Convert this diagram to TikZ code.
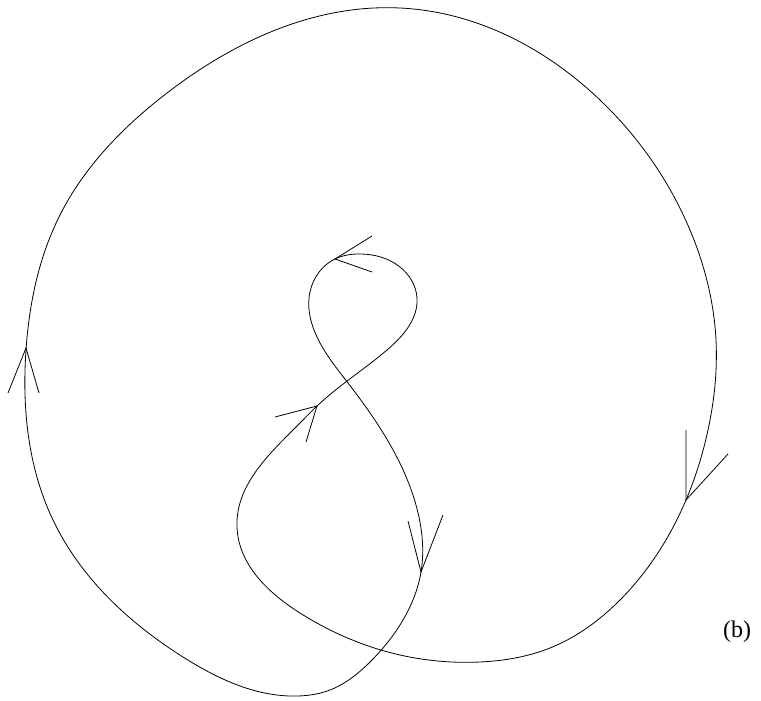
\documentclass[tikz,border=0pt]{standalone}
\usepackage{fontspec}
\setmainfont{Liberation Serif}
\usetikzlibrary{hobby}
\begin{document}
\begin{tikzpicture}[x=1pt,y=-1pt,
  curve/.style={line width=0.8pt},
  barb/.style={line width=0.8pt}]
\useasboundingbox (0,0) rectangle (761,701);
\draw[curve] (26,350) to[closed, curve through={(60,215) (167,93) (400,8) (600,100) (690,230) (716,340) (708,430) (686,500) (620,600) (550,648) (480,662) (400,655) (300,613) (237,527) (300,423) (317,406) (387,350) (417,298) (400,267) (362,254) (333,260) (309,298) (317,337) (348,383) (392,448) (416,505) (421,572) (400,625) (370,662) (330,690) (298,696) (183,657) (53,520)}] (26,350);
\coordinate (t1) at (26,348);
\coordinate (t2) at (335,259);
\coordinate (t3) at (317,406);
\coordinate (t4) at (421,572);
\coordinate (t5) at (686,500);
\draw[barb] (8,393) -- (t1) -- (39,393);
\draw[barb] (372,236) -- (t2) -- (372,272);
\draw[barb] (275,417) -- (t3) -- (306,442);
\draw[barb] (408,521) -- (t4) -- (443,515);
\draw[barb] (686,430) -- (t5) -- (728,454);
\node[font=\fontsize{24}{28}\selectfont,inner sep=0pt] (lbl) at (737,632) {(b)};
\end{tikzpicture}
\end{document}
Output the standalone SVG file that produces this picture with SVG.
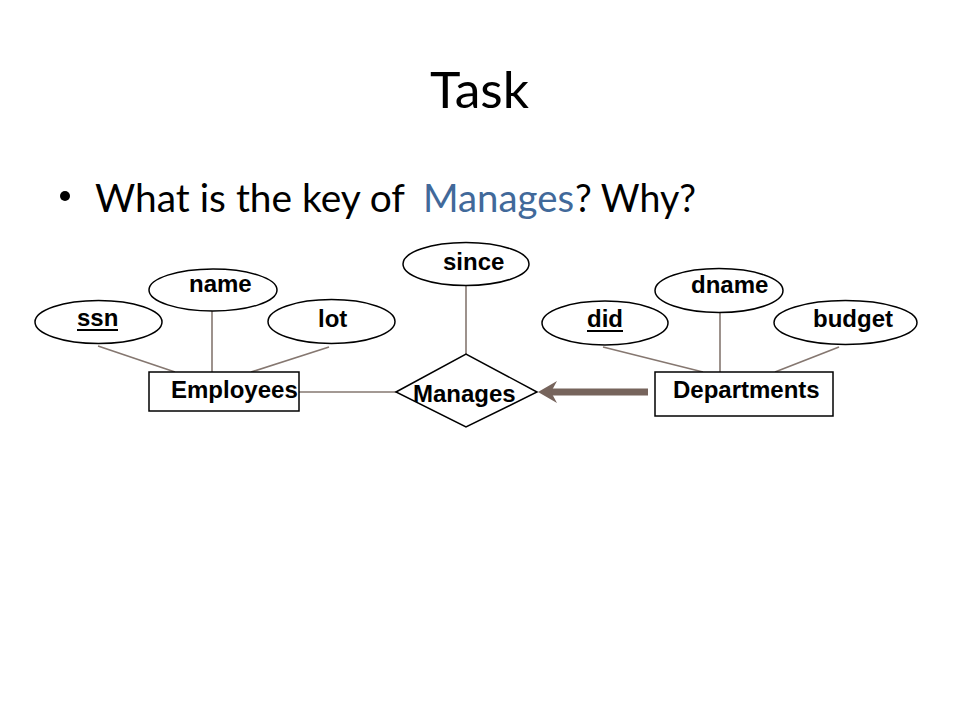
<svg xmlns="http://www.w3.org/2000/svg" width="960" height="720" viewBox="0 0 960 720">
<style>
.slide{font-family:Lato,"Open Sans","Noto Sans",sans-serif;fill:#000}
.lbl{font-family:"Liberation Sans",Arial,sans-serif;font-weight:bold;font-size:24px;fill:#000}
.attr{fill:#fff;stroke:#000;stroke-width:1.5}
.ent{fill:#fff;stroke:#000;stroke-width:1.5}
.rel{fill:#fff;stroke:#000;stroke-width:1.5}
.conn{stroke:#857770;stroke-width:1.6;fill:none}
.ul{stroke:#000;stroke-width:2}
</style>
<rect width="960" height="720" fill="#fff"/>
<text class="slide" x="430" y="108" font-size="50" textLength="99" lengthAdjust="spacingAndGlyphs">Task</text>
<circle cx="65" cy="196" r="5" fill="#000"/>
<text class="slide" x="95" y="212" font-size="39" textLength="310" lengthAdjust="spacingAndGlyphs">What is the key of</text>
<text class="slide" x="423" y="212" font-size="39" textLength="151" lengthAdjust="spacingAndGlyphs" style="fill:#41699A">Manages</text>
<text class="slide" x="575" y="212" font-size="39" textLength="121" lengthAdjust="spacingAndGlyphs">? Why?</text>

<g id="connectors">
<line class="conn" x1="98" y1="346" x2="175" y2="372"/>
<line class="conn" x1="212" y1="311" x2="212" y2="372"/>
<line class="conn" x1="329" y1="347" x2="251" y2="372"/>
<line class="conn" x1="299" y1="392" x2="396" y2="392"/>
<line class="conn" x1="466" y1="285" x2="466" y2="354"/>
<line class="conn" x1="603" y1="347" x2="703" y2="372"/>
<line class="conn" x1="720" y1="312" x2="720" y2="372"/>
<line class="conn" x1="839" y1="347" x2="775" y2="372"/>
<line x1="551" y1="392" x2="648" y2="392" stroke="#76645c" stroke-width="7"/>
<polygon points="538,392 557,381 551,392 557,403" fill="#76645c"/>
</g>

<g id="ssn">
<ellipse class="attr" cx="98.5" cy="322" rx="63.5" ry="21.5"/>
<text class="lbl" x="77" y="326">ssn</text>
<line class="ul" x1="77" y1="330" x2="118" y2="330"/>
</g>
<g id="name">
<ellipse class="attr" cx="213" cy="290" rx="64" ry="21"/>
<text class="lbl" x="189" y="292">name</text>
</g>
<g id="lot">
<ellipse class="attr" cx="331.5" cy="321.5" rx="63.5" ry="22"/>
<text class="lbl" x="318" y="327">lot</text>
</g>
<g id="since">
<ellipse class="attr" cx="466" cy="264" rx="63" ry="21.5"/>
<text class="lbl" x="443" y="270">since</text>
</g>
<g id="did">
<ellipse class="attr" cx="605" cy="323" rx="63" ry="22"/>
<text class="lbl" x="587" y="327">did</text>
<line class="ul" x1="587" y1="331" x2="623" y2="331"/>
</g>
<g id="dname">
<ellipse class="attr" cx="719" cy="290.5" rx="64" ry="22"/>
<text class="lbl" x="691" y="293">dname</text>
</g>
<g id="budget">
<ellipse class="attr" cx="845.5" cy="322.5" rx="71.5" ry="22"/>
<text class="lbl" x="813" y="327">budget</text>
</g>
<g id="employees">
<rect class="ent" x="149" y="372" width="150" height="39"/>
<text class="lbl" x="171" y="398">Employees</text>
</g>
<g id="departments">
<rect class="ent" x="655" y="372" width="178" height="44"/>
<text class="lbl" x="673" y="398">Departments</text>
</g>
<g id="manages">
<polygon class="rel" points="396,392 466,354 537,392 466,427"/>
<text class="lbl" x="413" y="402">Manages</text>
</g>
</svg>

## BRIEF
Write out the entries above word for word. Do not include the pictures.

## RESPONSE BELOW
Convert this diagram to TikZ code.
\documentclass[tikz,border=0pt]{standalone}
\usepackage{fontspec}
\setmainfont{Liberation Serif}
\usetikzlibrary{hobby}
\begin{document}
\begin{tikzpicture}[x=1pt,y=-1pt,
  curve/.style={line width=0.8pt},
  barb/.style={line width=0.8pt}]
\useasboundingbox (0,0) rectangle (761,701);
\draw[curve] (26,350) to[closed, curve through={(60,215) (167,93) (400,8) (600,100) (690,230) (716,340) (708,430) (686,500) (620,600) (550,648) (480,662) (400,655) (300,613) (237,527) (300,423) (317,406) (387,350) (417,298) (400,267) (362,254) (333,260) (309,298) (317,337) (348,383) (392,448) (416,505) (421,572) (400,625) (370,662) (330,690) (298,696) (183,657) (53,520)}] (26,350);
\coordinate (t1) at (26,348);
\coordinate (t2) at (335,259);
\coordinate (t3) at (317,406);
\coordinate (t4) at (421,572);
\coordinate (t5) at (686,500);
\draw[barb] (8,393) -- (t1) -- (39,393);
\draw[barb] (372,236) -- (t2) -- (372,272);
\draw[barb] (275,417) -- (t3) -- (306,442);
\draw[barb] (408,521) -- (t4) -- (443,515);
\draw[barb] (686,430) -- (t5) -- (728,454);
\node[font=\fontsize{24}{28}\selectfont,inner sep=0pt] (lbl) at (737,632) {(b)};
\end{tikzpicture}
\end{document}
Output the standalone SVG file that produces this picture with SVG.
<svg xmlns="http://www.w3.org/2000/svg" width="960" height="720" viewBox="0 0 960 720">
<style>
.slide{font-family:Lato,"Open Sans","Noto Sans",sans-serif;fill:#000}
.lbl{font-family:"Liberation Sans",Arial,sans-serif;font-weight:bold;font-size:24px;fill:#000}
.attr{fill:#fff;stroke:#000;stroke-width:1.5}
.ent{fill:#fff;stroke:#000;stroke-width:1.5}
.rel{fill:#fff;stroke:#000;stroke-width:1.5}
.conn{stroke:#857770;stroke-width:1.6;fill:none}
.ul{stroke:#000;stroke-width:2}
</style>
<rect width="960" height="720" fill="#fff"/>
<text class="slide" x="430" y="108" font-size="50" textLength="99" lengthAdjust="spacingAndGlyphs">Task</text>
<circle cx="65" cy="196" r="5" fill="#000"/>
<text class="slide" x="95" y="212" font-size="39" textLength="310" lengthAdjust="spacingAndGlyphs">What is the key of</text>
<text class="slide" x="423" y="212" font-size="39" textLength="151" lengthAdjust="spacingAndGlyphs" style="fill:#41699A">Manages</text>
<text class="slide" x="575" y="212" font-size="39" textLength="121" lengthAdjust="spacingAndGlyphs">? Why?</text>

<g id="connectors">
<line class="conn" x1="98" y1="346" x2="175" y2="372"/>
<line class="conn" x1="212" y1="311" x2="212" y2="372"/>
<line class="conn" x1="329" y1="347" x2="251" y2="372"/>
<line class="conn" x1="299" y1="392" x2="396" y2="392"/>
<line class="conn" x1="466" y1="285" x2="466" y2="354"/>
<line class="conn" x1="603" y1="347" x2="703" y2="372"/>
<line class="conn" x1="720" y1="312" x2="720" y2="372"/>
<line class="conn" x1="839" y1="347" x2="775" y2="372"/>
<line x1="551" y1="392" x2="648" y2="392" stroke="#76645c" stroke-width="7"/>
<polygon points="538,392 557,381 551,392 557,403" fill="#76645c"/>
</g>

<g id="ssn">
<ellipse class="attr" cx="98.5" cy="322" rx="63.5" ry="21.5"/>
<text class="lbl" x="77" y="326">ssn</text>
<line class="ul" x1="77" y1="330" x2="118" y2="330"/>
</g>
<g id="name">
<ellipse class="attr" cx="213" cy="290" rx="64" ry="21"/>
<text class="lbl" x="189" y="292">name</text>
</g>
<g id="lot">
<ellipse class="attr" cx="331.5" cy="321.5" rx="63.5" ry="22"/>
<text class="lbl" x="318" y="327">lot</text>
</g>
<g id="since">
<ellipse class="attr" cx="466" cy="264" rx="63" ry="21.5"/>
<text class="lbl" x="443" y="270">since</text>
</g>
<g id="did">
<ellipse class="attr" cx="605" cy="323" rx="63" ry="22"/>
<text class="lbl" x="587" y="327">did</text>
<line class="ul" x1="587" y1="331" x2="623" y2="331"/>
</g>
<g id="dname">
<ellipse class="attr" cx="719" cy="290.5" rx="64" ry="22"/>
<text class="lbl" x="691" y="293">dname</text>
</g>
<g id="budget">
<ellipse class="attr" cx="845.5" cy="322.5" rx="71.5" ry="22"/>
<text class="lbl" x="813" y="327">budget</text>
</g>
<g id="employees">
<rect class="ent" x="149" y="372" width="150" height="39"/>
<text class="lbl" x="171" y="398">Employees</text>
</g>
<g id="departments">
<rect class="ent" x="655" y="372" width="178" height="44"/>
<text class="lbl" x="673" y="398">Departments</text>
</g>
<g id="manages">
<polygon class="rel" points="396,392 466,354 537,392 466,427"/>
<text class="lbl" x="413" y="402">Manages</text>
</g>
</svg>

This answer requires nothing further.